Was wird im Klimaschutzgesetz und Klimaschutzprogramm geregelt?

Das Klimaschutzgesetz sieht eine Reduzierung der deutschen Treibhausgasemissionen von mindestens 65 Prozent bis zum Jahr 2030 (im Vergleich zu 1990) vor. Ungeachtet des Protests von Umweltverbänden hatte die Bundesregierung im Juni grundlegende Änderungen am Gesetz beschlossen:

  • Künftig soll nicht mehr jedes einzelne Ministerium für die Einhaltung der Klimaziele geradestehen müssen. Stattdessen wird das CO2-Einsparziel auf alle Bereiche gemeinsam gerechnet. Werden also in der Landwirtschaft zu viele Treibhausgase ausgestoßen, kann das durch Einsparungen im Industriesektor ausgeglichen werden.
  • Die Bundesregierung als Ganzes soll künftig entscheiden, in welchem Sektor und mit welchen Maßnahmen die zulässige CO2-Gesamtmenge bis 2030 erreicht werden soll – allerdings erst, wenn es zwei Jahre in Folge zu einer Zielverfehlung kommt.
  • Ebenso entfällt die Pflicht für betroffene Ministerien, bei Zielverfehlungen Sofortprogramme für mehr Klimaschutz vorzulegen.

Verknüpft mit dem Klimaschutzgesetz, listet das Klimaschutzprogramm rund 130 beschlossene oder geplante Maßnahmen zur Emissionsminderung auf.
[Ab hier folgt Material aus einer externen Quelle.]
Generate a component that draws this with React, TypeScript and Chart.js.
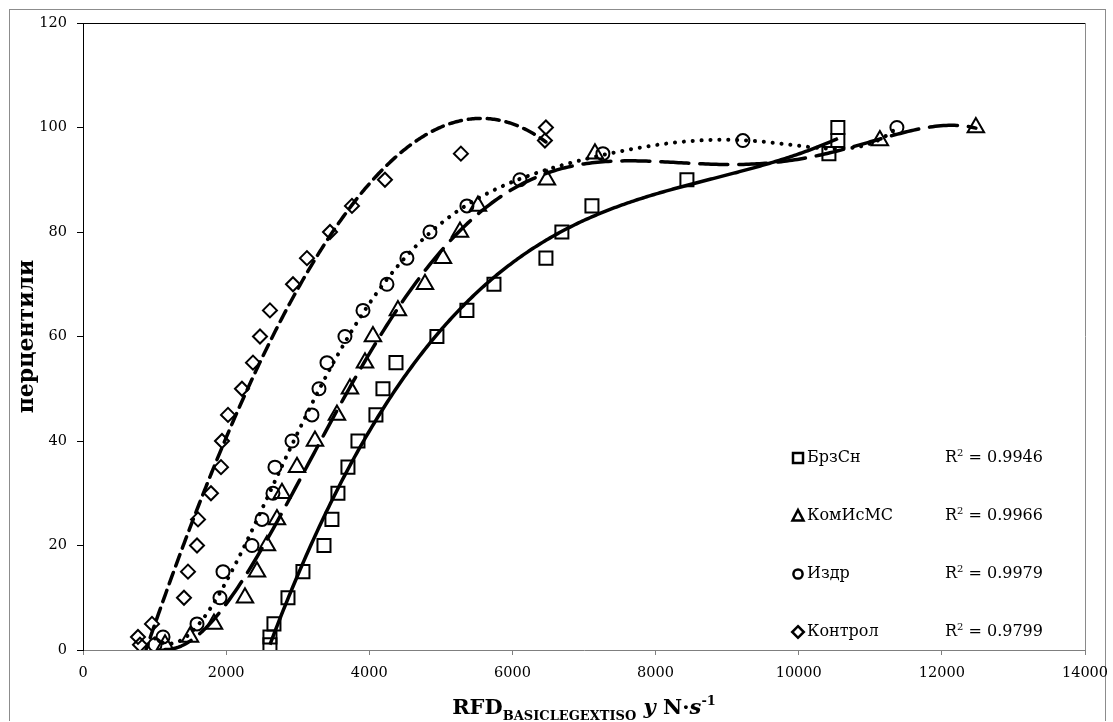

Diese reichen allerdings nicht aus, um das selbstgesteckte Ziel bis 2030 zu erreichen. "Wir schließen die Klimaschutzlücke, die die Vorgängerregierung uns hinterlassen hat, um bis zu 80 Prozent", räumte Wirtschaftsminister Habeck ein. Der Expertenrat hat Habecks Annahme nun bestätigt – wenngleich das Gremium von einer größeren Lücke ausgeht.